That's true, you seem to see salvation based on "mere" mercy.
You seem to desperately try to avoid my simple questions by trying to claim that I am belittling the work of Christ on the cross...
If that were the case there would have been no need for the cross.
Your logic fails. It presents a false dilemna. The "need for the cross" does not depend entirely on "perfect justice" being satisfied. Thus, it is not either :
God needs the cross to show perfect Justice.
God doesn't need the cross because He doesn't care about Justice.
The "need for the cross" is not ultimately dependent upon Justice at all...
You make it sound like another way could have been possible.
What is commanding God to sacrifice His Son???
The Law??? Some obscure and non-biblical human notion of justice?
Please, please explain to me where the Bible tells us this NEED for perfect justice to be satisfied at the cross as the ONLY alternative to satisfy God.
Since all things are possible with God, you're left to believe He chose the best.
Of course, that is without question. But it doesn't follow that your reason is correct.
What you're doing is concentrating so heavily on one of God's attributes that you ignore others. God's Justice, for instance.
That is YOUR idea of Justice. Justice and what satisfies "it" is dependent upon the One offended. Not YOUR ideas.
If a kid throws a baseball through my window, "justice" states that the kid or the father of the kid pay me back for a new window. However, the choice of what satisfies MY justice, what is due to ME, is dependent upon ME. Not you. I can have the kid work in my yard for a month and pay the rest. I don't have to require an "eye for an eye".
I have asked you from the BEGINNING. Where is this biblical notion that God DEMANDS perfect satisfaction from a perfect Law follower? HUMAN thinking may require that, but does the Bible state that GOD requires this? It might seem fitting that God would, but God is a surprising Being. Who would have thought that He would become man and die for our sake? Don't go assuming that God's justice demands something when you cannot even find that idea in Scriptures...
What is galling is that I keep asking for this Scriptural data and you keep ignoring me. Why is that, Glorydaz? Are you more intent on just being "right"? If you can present a case to back up your point with Scriptures, please do so.
God's Justice will reign over God's Mercy if man's heart condition is unrepentant.
You have not shown me that you even know what mercy is. To you, it depends upon a guilty person being released from punishment... Any reader of the OT will shake their head in wonder on how someone could come up with that nonsense...
If there was a righteous judge on the bench and a man came before him guilty as sin (pardon the pun), would he extend mercy if the man wasn't sorry for what he'd done? I'm talking a righteous judge, here, not a liberal judge who lets off all offenders to the dismay of the man's victims. Would it be right to let the guilty go free?
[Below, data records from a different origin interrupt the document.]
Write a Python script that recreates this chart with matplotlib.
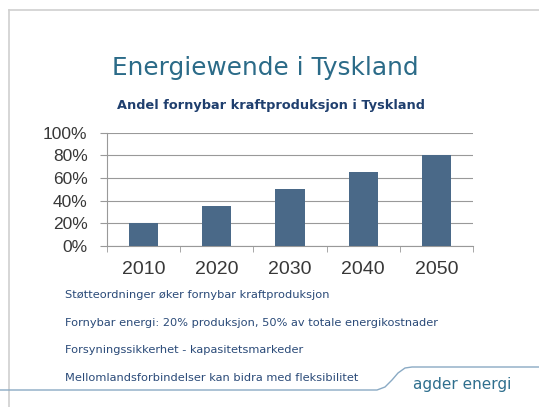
import matplotlib
matplotlib.use("Agg")
import matplotlib.pyplot as plt
import numpy as np
from matplotlib.lines import Line2D

# data
years = ["2010", "2020", "2030", "2040", "2050"]
share = [20, 35, 50, 65, 80]
yticks = [0, 20, 40, 60, 80, 100]
title = "Energiewende i Tyskland"
subtitle = "Andel fornybar kraftproduksjon i Tyskland"
bullets = [
    "Støtteordninger øker fornybar kraftproduksjon",
    "Fornybar energi: 20% produksjon, 50% av totale energikostnader",
    "Forsyningssikkerhet - kapasitetsmarkeder",
    "Mellomlandsforbindelser kan bidra med fleksibilitet",
]

W, H = 539, 407
fig = plt.figure(figsize=(W / 100, H / 100), dpi=100)
fig.patch.set_facecolor("white")

# slide frame
fig.add_artist(Line2D([9 / W, 9 / W], [0, 1 - 10 / H], color="#d0d0d0", lw=1.2))
fig.add_artist(Line2D([9 / W, 1], [1 - 10 / H, 1 - 10 / H], color="#d0d0d0", lw=1.2))

fig.text(265 / W, 1 - 68 / H, title, ha="center", va="center",
         fontsize=17.8, color="#2b6b88", family="DejaVu Sans")
fig.text(271 / W, 1 - 105 / H, subtitle, ha="center", va="center",
         fontsize=9.3, fontweight="bold", color="#1f3f6e", family="DejaVu Sans")

ax = fig.add_axes([107 / W, 1 - 246 / H, 366 / W, (246 - 132.7) / H])
x = np.arange(len(years))
ax.bar(x, share, width=0.4, color="#4a6988", zorder=3)
ax.set_xlim(-0.5, len(years) - 0.5)
ax.set_ylim(0, 100)
ax.set_yticks(yticks)
ax.set_yticklabels([f"{v}%" for v in yticks], fontsize=12.5, color="#383838",
                   family="Liberation Sans")
ax.set_xticks(x)
ax.set_xticklabels(years, fontsize=14, color="#383838", family="Liberation Sans")
ax.set_xticks(np.arange(-0.5, len(years)), minor=True)
ax.tick_params(axis="x", which="major", length=0, pad=11)
ax.tick_params(axis="x", which="minor", length=4, color="#999999")
ax.tick_params(axis="y", length=5, color="#999999", pad=9)
ax.grid(axis="y", color="#999999", lw=0.8, zorder=0)
for s in ["top", "right"]:
    ax.spines[s].set_visible(False)
for s in ["left", "bottom"]:
    ax.spines[s].set_color("#999999")

# bullet text
for i, b in enumerate(bullets):
    fig.text(65 / W, 1 - (295 + i * 27.7) / H, b, ha="left", va="center",
             fontsize=8.2, color="#2a4a78", family="DejaVu Sans")

# footer swoosh
xs = np.array([0, 377, 385, 392, 398, 405, 412, 539], dtype=float)
ys = np.array([390, 390, 387, 380, 373, 368, 367, 367], dtype=float)
fig.add_artist(Line2D(xs / W, 1 - ys / H, color="#8aaac4", lw=1.0))
fig.text(462 / W, 1 - 385 / H, "agder energi", ha="center", va="center",
         fontsize=11, color="#2f6f8e", family="DejaVu Sans")

fig.savefig("out.png", dpi=100)
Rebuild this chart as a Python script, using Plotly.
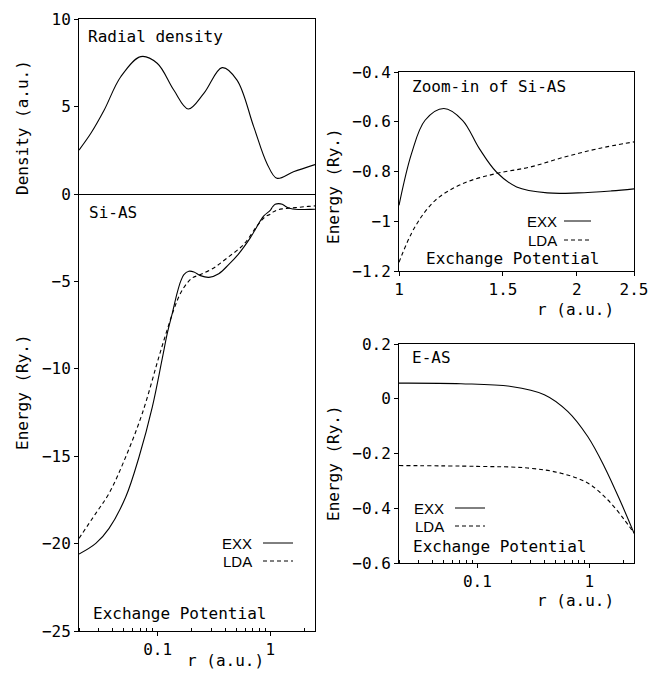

You are again comparing apples and automotives. Human judges are hardly comparible to God, since human judges are not personally offended, nor did they create the offender, nor is THEIR Law broken. Nor did the human judge provide help to the future criminal (grace) to stay on the good side of the Law. They are tasked to do a job, and in tort law, they hardly have any room to grant mercy. They must follow the letter of the Law or precedent.
It was God's mercy to mankind that Jesus came to the cross.
Yes, but not to pay a "debt" to some unnamed being that held mankind in bondage. The term "redeem" is an analogy, it can only be taken so far. God did not "buy back" humanity from the devil.